*Data*.

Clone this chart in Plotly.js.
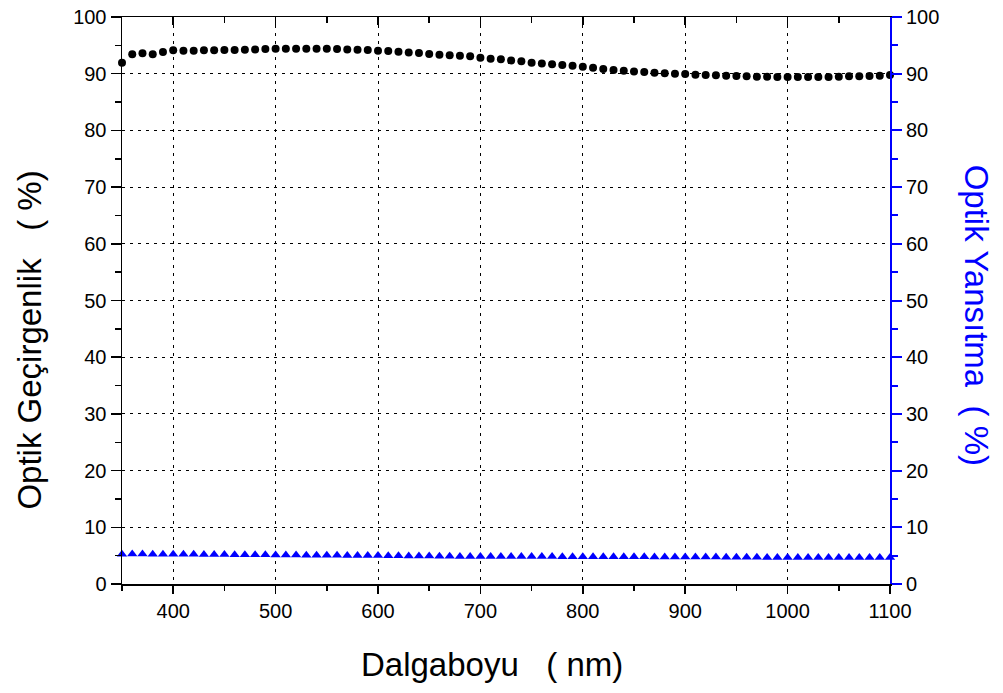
<!DOCTYPE html>
<html>
<head>
<meta charset="utf-8">
<script src="https://cdn.plot.ly/plotly-3.0.1.min.js"></script>
<style>html,body{margin:0;padding:0;background:#fff;}</style>
</head>
<body>
<div id="chart" style="width:1003px;height:693px;"></div>
<script>
var wavelength = [350,360,370,380,390,400,410,420,430,440,450,460,470,480,490,500,510,520,530,540,550,560,570,580,590,600,610,620,630,640,650,660,670,680,690,700,710,720,730,740,750,760,770,780,790,800,810,820,830,840,850,860,870,880,890,900,910,920,930,940,950,960,970,980,990,1000,1010,1020,1030,1040,1050,1060,1070,1080,1090,1100];

var transmittance = [91.94,93.41,93.59,93.41,93.82,94.12,94.06,94.06,94.12,94.12,94.18,94.18,94.24,94.29,94.35,94.41,94.41,94.41,94.41,94.41,94.41,94.35,94.29,94.24,94.18,94.06,94.0,93.88,93.76,93.65,93.47,93.35,93.24,93.18,93.06,92.82,92.65,92.53,92.35,92.18,91.94,91.82,91.65,91.53,91.41,91.24,91.06,90.82,90.65,90.53,90.41,90.29,90.18,90.06,90.0,89.94,89.82,89.76,89.71,89.65,89.59,89.53,89.47,89.47,89.41,89.41,89.41,89.41,89.41,89.41,89.47,89.53,89.53,89.59,89.65,89.76];

var reflectance = [5.26,5.27,5.27,5.26,5.26,5.25,5.24,5.23,5.21,5.20,5.19,5.18,5.16,5.15,5.14,5.13,5.12,5.10,5.09,5.08,5.07,5.06,5.04,5.03,5.02,5.01,4.99,4.97,4.96,4.94,4.92,4.90,4.89,4.87,4.86,4.85,4.85,4.84,4.84,4.84,4.83,4.83,4.83,4.82,4.82,4.82,4.81,4.81,4.80,4.80,4.79,4.79,4.78,4.78,4.77,4.77,4.76,4.75,4.74,4.73,4.72,4.71,4.70,4.69,4.68,4.67,4.67,4.66,4.66,4.66,4.66,4.66,4.66,4.66,4.66,4.66];

var xTitle = 'Dalgaboyu\u00a0\u00a0\u00a0( nm)';
var yTitleLeft = 'Optik Geçirgenlik\u00a0\u00a0\u00a0( %)';
var yTitleRight = 'Optik Yansıtma\u00a0\u00a0( %)';

var FONT = 'Liberation Sans, Arial, sans-serif';

var traces = [
  {
    x: wavelength, y: transmittance, type: 'scatter', mode: 'markers',
    marker: {symbol: 'circle', size: 8, color: '#000000'},
    xaxis: 'x', yaxis: 'y', cliponaxis: false, name: 'T'
  },
  {
    x: wavelength, y: reflectance, type: 'scatter', mode: 'markers',
    marker: {symbol: 'triangle-up', size: 9, color: '#0000ff'},
    xaxis: 'x2', yaxis: 'y2', cliponaxis: false, name: 'R'
  }
];

var layout = {
  width: 1003, height: 693,
  margin: {l: 122, r: 113, t: 17, b: 109, pad: 0},
  paper_bgcolor: '#ffffff', plot_bgcolor: '#ffffff',
  showlegend: false,
  font: {family: FONT, color: '#000000', size: 20},
  xaxis: {
    range: [350, 1100], tick0: 0, dtick: 100,
    ticks: 'outside', ticklen: 8, tickwidth: 1.5, tickcolor: '#000',
    showline: true, linecolor: '#000', linewidth: 1.5,
    showgrid: true, gridcolor: '#000', gridwidth: 1, griddash: '3px,5px',
    zeroline: false,
    tickfont: {family: FONT, size: 20, color: '#000'},
    minor: {dtick: 50, tick0: 0, ticks: 'outside', ticklen: 5, tickwidth: 1.5, tickcolor: '#000', showgrid: false},
    anchor: 'y'
  },
  xaxis2: {
    range: [350, 1100], tick0: 0, dtick: 100, overlaying: 'x', side: 'top', anchor: 'y',
    ticks: 'inside', ticklen: 8, tickwidth: 1.5, tickcolor: '#000',
    showline: true, linecolor: '#000', linewidth: 1.5,
    showgrid: false, zeroline: false, showticklabels: false,
    minor: {dtick: 50, tick0: 0, ticks: 'inside', ticklen: 6, tickwidth: 1.5, tickcolor: '#000', showgrid: false}
  },
  yaxis: {
    range: [0, 100], tick0: 0, dtick: 10,
    ticks: 'outside', ticklen: 10, tickwidth: 1.5, tickcolor: '#000',
    showline: true, linecolor: '#000', linewidth: 1.5,
    showgrid: true, gridcolor: '#000', gridwidth: 1, griddash: '3px,5px',
    zeroline: false,
    tickfont: {family: FONT, size: 20, color: '#000'},
    minor: {dtick: 5, tick0: 0, ticks: 'outside', ticklen: 6, tickwidth: 1.5, tickcolor: '#000', showgrid: false},
    anchor: 'x'
  },
  yaxis2: {
    range: [0, 100], tick0: 0, dtick: 10, overlaying: 'y', side: 'right', anchor: 'x',
    ticks: 'outside', ticklen: 10, tickwidth: 2, tickcolor: '#0000ff',
    showline: true, linecolor: '#0000ff', linewidth: 2,
    showgrid: false, zeroline: false,
    tickfont: {family: FONT, size: 20, color: '#000'},
    minor: {dtick: 5, tick0: 0, ticks: 'outside', ticklen: 6, tickwidth: 2, tickcolor: '#0000ff', showgrid: false}
  },
  annotations: [
    {text: xTitle, xref: 'paper', yref: 'paper', x: 0.482, y: -0.1426, xanchor: 'center', yanchor: 'middle',
     showarrow: false, font: {family: FONT, size: 33, color: '#000'}},
    {text: yTitleLeft, xref: 'paper', yref: 'paper', x: -0.1198, y: 0.431, xanchor: 'center', yanchor: 'middle',
     textangle: -90, showarrow: false, font: {family: FONT, size: 33, color: '#000'}},
    {text: yTitleRight, xref: 'paper', yref: 'paper', x: 1.112, y: 0.475, xanchor: 'center', yanchor: 'middle',
     textangle: 90, showarrow: false, font: {family: FONT, size: 33, color: '#0000ff'}}
  ]
};

Plotly.newPlot('chart', traces, layout, {displayModeBar: false, staticPlot: true});
</script>
</body>
</html>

*Challenge*. Copy out each line exactly, without the pictures.

*Finished exercise*.
Clone this chart in Plotly.js.
<!DOCTYPE html>
<html>
<head>
<meta charset="utf-8">
<script src="https://cdn.plot.ly/plotly-3.0.1.min.js"></script>
<style>html,body{margin:0;padding:0;background:#fff;}</style>
</head>
<body>
<div id="chart" style="width:1003px;height:693px;"></div>
<script>
var wavelength = [350,360,370,380,390,400,410,420,430,440,450,460,470,480,490,500,510,520,530,540,550,560,570,580,590,600,610,620,630,640,650,660,670,680,690,700,710,720,730,740,750,760,770,780,790,800,810,820,830,840,850,860,870,880,890,900,910,920,930,940,950,960,970,980,990,1000,1010,1020,1030,1040,1050,1060,1070,1080,1090,1100];

var transmittance = [91.94,93.41,93.59,93.41,93.82,94.12,94.06,94.06,94.12,94.12,94.18,94.18,94.24,94.29,94.35,94.41,94.41,94.41,94.41,94.41,94.41,94.35,94.29,94.24,94.18,94.06,94.0,93.88,93.76,93.65,93.47,93.35,93.24,93.18,93.06,92.82,92.65,92.53,92.35,92.18,91.94,91.82,91.65,91.53,91.41,91.24,91.06,90.82,90.65,90.53,90.41,90.29,90.18,90.06,90.0,89.94,89.82,89.76,89.71,89.65,89.59,89.53,89.47,89.47,89.41,89.41,89.41,89.41,89.41,89.41,89.47,89.53,89.53,89.59,89.65,89.76];

var reflectance = [5.26,5.27,5.27,5.26,5.26,5.25,5.24,5.23,5.21,5.20,5.19,5.18,5.16,5.15,5.14,5.13,5.12,5.10,5.09,5.08,5.07,5.06,5.04,5.03,5.02,5.01,4.99,4.97,4.96,4.94,4.92,4.90,4.89,4.87,4.86,4.85,4.85,4.84,4.84,4.84,4.83,4.83,4.83,4.82,4.82,4.82,4.81,4.81,4.80,4.80,4.79,4.79,4.78,4.78,4.77,4.77,4.76,4.75,4.74,4.73,4.72,4.71,4.70,4.69,4.68,4.67,4.67,4.66,4.66,4.66,4.66,4.66,4.66,4.66,4.66,4.66];

var xTitle = 'Dalgaboyu\u00a0\u00a0\u00a0( nm)';
var yTitleLeft = 'Optik Geçirgenlik\u00a0\u00a0\u00a0( %)';
var yTitleRight = 'Optik Yansıtma\u00a0\u00a0( %)';

var FONT = 'Liberation Sans, Arial, sans-serif';

var traces = [
  {
    x: wavelength, y: transmittance, type: 'scatter', mode: 'markers',
    marker: {symbol: 'circle', size: 8, color: '#000000'},
    xaxis: 'x', yaxis: 'y', cliponaxis: false, name: 'T'
  },
  {
    x: wavelength, y: reflectance, type: 'scatter', mode: 'markers',
    marker: {symbol: 'triangle-up', size: 9, color: '#0000ff'},
    xaxis: 'x2', yaxis: 'y2', cliponaxis: false, name: 'R'
  }
];

var layout = {
  width: 1003, height: 693,
  margin: {l: 122, r: 113, t: 17, b: 109, pad: 0},
  paper_bgcolor: '#ffffff', plot_bgcolor: '#ffffff',
  showlegend: false,
  font: {family: FONT, color: '#000000', size: 20},
  xaxis: {
    range: [350, 1100], tick0: 0, dtick: 100,
    ticks: 'outside', ticklen: 8, tickwidth: 1.5, tickcolor: '#000',
    showline: true, linecolor: '#000', linewidth: 1.5,
    showgrid: true, gridcolor: '#000', gridwidth: 1, griddash: '3px,5px',
    zeroline: false,
    tickfont: {family: FONT, size: 20, color: '#000'},
    minor: {dtick: 50, tick0: 0, ticks: 'outside', ticklen: 5, tickwidth: 1.5, tickcolor: '#000', showgrid: false},
    anchor: 'y'
  },
  xaxis2: {
    range: [350, 1100], tick0: 0, dtick: 100, overlaying: 'x', side: 'top', anchor: 'y',
    ticks: 'inside', ticklen: 8, tickwidth: 1.5, tickcolor: '#000',
    showline: true, linecolor: '#000', linewidth: 1.5,
    showgrid: false, zeroline: false, showticklabels: false,
    minor: {dtick: 50, tick0: 0, ticks: 'inside', ticklen: 6, tickwidth: 1.5, tickcolor: '#000', showgrid: false}
  },
  yaxis: {
    range: [0, 100], tick0: 0, dtick: 10,
    ticks: 'outside', ticklen: 10, tickwidth: 1.5, tickcolor: '#000',
    showline: true, linecolor: '#000', linewidth: 1.5,
    showgrid: true, gridcolor: '#000', gridwidth: 1, griddash: '3px,5px',
    zeroline: false,
    tickfont: {family: FONT, size: 20, color: '#000'},
    minor: {dtick: 5, tick0: 0, ticks: 'outside', ticklen: 6, tickwidth: 1.5, tickcolor: '#000', showgrid: false},
    anchor: 'x'
  },
  yaxis2: {
    range: [0, 100], tick0: 0, dtick: 10, overlaying: 'y', side: 'right', anchor: 'x',
    ticks: 'outside', ticklen: 10, tickwidth: 2, tickcolor: '#0000ff',
    showline: true, linecolor: '#0000ff', linewidth: 2,
    showgrid: false, zeroline: false,
    tickfont: {family: FONT, size: 20, color: '#000'},
    minor: {dtick: 5, tick0: 0, ticks: 'outside', ticklen: 6, tickwidth: 2, tickcolor: '#0000ff', showgrid: false}
  },
  annotations: [
    {text: xTitle, xref: 'paper', yref: 'paper', x: 0.482, y: -0.1426, xanchor: 'center', yanchor: 'middle',
     showarrow: false, font: {family: FONT, size: 33, color: '#000'}},
    {text: yTitleLeft, xref: 'paper', yref: 'paper', x: -0.1198, y: 0.431, xanchor: 'center', yanchor: 'middle',
     textangle: -90, showarrow: false, font: {family: FONT, size: 33, color: '#000'}},
    {text: yTitleRight, xref: 'paper', yref: 'paper', x: 1.112, y: 0.475, xanchor: 'center', yanchor: 'middle',
     textangle: 90, showarrow: false, font: {family: FONT, size: 33, color: '#0000ff'}}
  ]
};

Plotly.newPlot('chart', traces, layout, {displayModeBar: false, staticPlot: true});
</script>
</body>
</html>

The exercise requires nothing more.